Code that draws figures:
[start]
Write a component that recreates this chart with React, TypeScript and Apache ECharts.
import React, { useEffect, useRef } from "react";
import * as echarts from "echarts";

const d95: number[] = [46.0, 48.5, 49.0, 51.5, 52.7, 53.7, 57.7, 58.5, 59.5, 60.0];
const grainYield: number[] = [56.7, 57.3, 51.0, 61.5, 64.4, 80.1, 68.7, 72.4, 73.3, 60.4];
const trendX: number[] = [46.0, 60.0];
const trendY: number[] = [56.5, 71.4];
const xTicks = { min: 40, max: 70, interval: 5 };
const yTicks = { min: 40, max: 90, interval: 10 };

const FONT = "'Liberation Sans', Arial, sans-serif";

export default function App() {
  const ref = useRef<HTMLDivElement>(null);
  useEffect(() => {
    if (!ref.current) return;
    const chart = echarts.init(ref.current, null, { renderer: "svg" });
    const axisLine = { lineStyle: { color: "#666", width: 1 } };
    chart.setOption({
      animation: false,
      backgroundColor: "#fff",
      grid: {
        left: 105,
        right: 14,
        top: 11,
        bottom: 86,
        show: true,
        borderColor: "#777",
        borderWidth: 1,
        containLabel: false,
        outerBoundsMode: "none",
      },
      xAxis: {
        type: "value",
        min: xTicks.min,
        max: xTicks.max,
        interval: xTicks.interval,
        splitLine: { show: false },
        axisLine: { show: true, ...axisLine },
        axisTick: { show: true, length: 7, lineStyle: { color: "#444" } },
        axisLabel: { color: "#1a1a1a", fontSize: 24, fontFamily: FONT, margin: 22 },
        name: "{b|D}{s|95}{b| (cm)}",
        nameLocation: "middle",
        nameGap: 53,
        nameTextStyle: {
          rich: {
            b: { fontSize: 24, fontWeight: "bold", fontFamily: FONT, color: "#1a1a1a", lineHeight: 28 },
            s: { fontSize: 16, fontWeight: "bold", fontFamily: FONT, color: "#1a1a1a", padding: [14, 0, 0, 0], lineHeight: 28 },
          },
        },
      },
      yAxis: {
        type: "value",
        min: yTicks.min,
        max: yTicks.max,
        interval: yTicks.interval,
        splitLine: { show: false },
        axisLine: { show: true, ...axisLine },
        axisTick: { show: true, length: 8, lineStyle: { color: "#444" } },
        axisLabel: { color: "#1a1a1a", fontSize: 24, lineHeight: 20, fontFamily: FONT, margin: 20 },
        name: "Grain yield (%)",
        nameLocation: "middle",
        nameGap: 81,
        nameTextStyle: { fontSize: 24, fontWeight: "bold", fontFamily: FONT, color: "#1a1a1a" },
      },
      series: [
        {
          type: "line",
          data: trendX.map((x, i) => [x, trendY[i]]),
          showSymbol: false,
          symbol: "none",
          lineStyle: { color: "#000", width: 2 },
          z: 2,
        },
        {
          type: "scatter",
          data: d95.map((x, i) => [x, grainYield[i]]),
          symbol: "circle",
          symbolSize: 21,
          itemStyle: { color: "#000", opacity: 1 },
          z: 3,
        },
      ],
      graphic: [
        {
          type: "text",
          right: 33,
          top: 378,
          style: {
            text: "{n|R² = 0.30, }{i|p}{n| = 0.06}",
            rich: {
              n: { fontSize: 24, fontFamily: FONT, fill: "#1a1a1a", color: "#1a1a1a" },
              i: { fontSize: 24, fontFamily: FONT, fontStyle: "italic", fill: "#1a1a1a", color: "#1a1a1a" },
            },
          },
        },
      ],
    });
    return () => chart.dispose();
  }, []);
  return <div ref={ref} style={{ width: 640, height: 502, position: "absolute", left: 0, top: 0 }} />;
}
[end]
[start]
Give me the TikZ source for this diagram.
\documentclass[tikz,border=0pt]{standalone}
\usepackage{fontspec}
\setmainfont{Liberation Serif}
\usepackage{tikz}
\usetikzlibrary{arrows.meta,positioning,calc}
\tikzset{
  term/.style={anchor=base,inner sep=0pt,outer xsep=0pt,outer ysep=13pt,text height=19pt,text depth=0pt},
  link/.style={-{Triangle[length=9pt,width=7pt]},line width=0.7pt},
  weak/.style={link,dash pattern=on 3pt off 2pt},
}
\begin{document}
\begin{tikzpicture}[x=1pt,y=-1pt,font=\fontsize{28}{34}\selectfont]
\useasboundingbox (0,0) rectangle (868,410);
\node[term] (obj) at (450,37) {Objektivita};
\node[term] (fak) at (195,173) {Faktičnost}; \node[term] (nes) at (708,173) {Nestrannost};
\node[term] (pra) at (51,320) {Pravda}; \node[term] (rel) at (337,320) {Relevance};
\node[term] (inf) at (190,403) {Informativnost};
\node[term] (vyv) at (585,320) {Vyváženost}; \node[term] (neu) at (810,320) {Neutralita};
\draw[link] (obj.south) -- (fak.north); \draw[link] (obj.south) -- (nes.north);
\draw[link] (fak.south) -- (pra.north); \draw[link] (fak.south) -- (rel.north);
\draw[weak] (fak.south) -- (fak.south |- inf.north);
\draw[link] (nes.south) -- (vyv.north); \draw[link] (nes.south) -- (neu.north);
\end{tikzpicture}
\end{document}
[end]
[start]
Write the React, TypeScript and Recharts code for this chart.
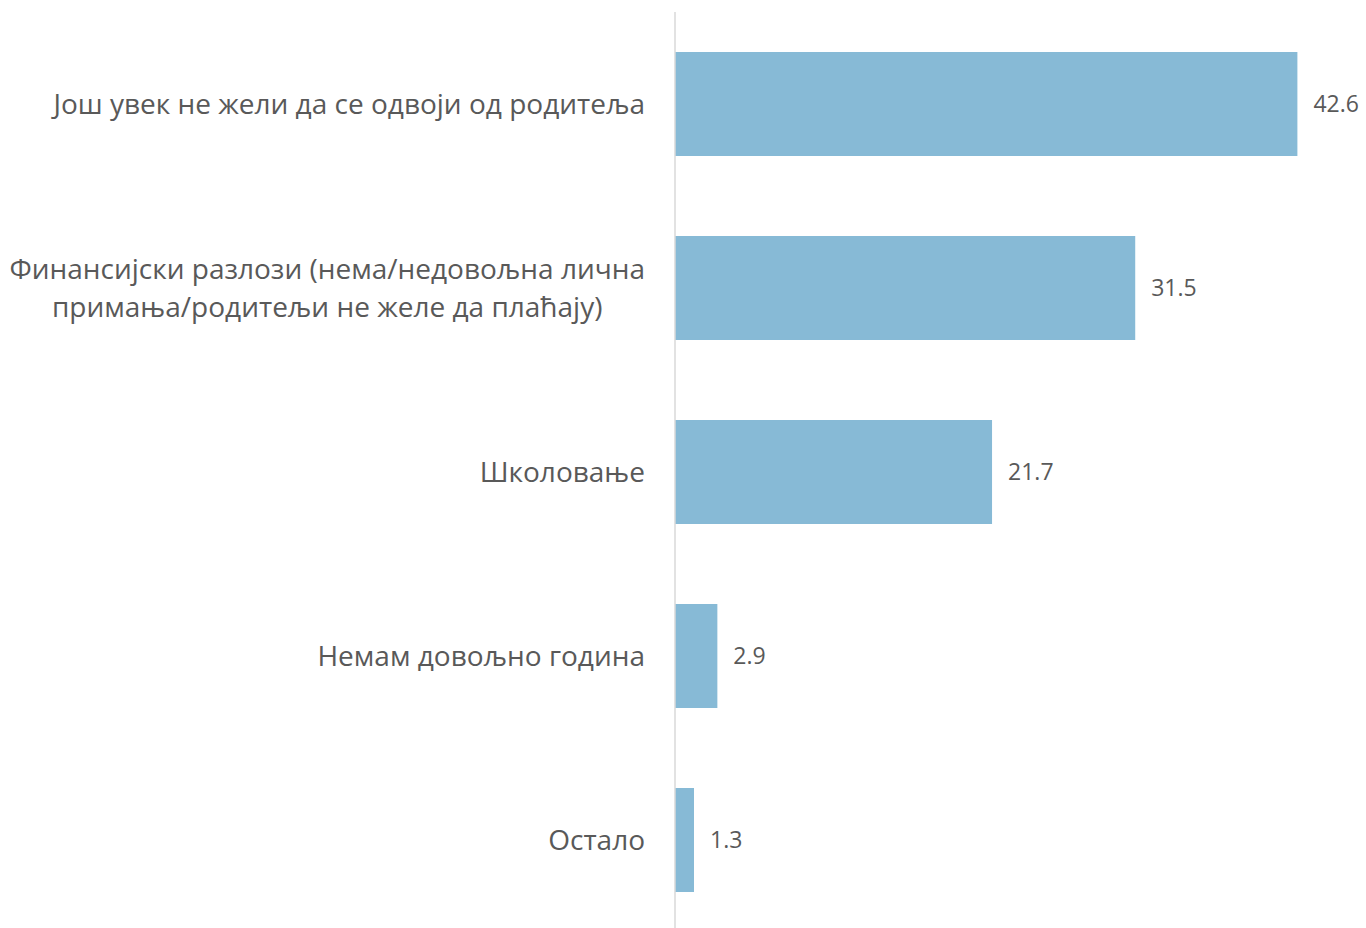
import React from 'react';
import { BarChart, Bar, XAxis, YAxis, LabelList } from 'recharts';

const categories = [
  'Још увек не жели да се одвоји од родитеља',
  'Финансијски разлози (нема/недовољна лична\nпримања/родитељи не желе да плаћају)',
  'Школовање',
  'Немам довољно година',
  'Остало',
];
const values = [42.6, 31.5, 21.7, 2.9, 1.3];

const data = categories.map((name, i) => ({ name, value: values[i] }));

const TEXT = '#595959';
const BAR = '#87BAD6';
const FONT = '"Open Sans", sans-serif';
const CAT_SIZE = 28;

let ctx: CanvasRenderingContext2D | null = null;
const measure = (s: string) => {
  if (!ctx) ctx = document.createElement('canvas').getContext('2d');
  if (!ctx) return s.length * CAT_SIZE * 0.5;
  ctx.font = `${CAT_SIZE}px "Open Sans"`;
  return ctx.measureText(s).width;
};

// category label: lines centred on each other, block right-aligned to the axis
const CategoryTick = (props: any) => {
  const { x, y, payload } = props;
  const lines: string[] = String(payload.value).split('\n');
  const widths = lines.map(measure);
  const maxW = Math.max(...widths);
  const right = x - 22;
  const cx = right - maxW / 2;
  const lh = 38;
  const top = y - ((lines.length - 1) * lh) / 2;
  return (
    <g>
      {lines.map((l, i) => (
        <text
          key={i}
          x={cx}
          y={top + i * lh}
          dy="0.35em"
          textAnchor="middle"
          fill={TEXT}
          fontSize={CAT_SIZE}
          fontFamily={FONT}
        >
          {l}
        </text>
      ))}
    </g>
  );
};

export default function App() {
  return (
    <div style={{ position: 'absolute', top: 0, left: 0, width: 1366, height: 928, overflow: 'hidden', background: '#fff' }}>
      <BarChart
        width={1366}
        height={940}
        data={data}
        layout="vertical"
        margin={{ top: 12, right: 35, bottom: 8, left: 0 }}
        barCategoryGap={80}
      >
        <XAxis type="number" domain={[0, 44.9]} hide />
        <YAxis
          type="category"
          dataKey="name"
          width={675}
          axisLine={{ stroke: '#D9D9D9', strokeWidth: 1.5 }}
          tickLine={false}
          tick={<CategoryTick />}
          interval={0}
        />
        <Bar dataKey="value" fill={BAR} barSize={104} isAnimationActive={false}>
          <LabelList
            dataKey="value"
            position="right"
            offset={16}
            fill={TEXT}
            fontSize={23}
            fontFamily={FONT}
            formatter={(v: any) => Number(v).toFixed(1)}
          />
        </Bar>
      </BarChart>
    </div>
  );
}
[end]
● AIM OF THE EXERCISE
Filter the listing above by the word "this"; copy each line that passes.

● ANSWER BELOW
Write a component that recreates this chart with React, TypeScript and Apache ECharts.
Give me the TikZ source for this diagram.
Write the React, TypeScript and Recharts code for this chart.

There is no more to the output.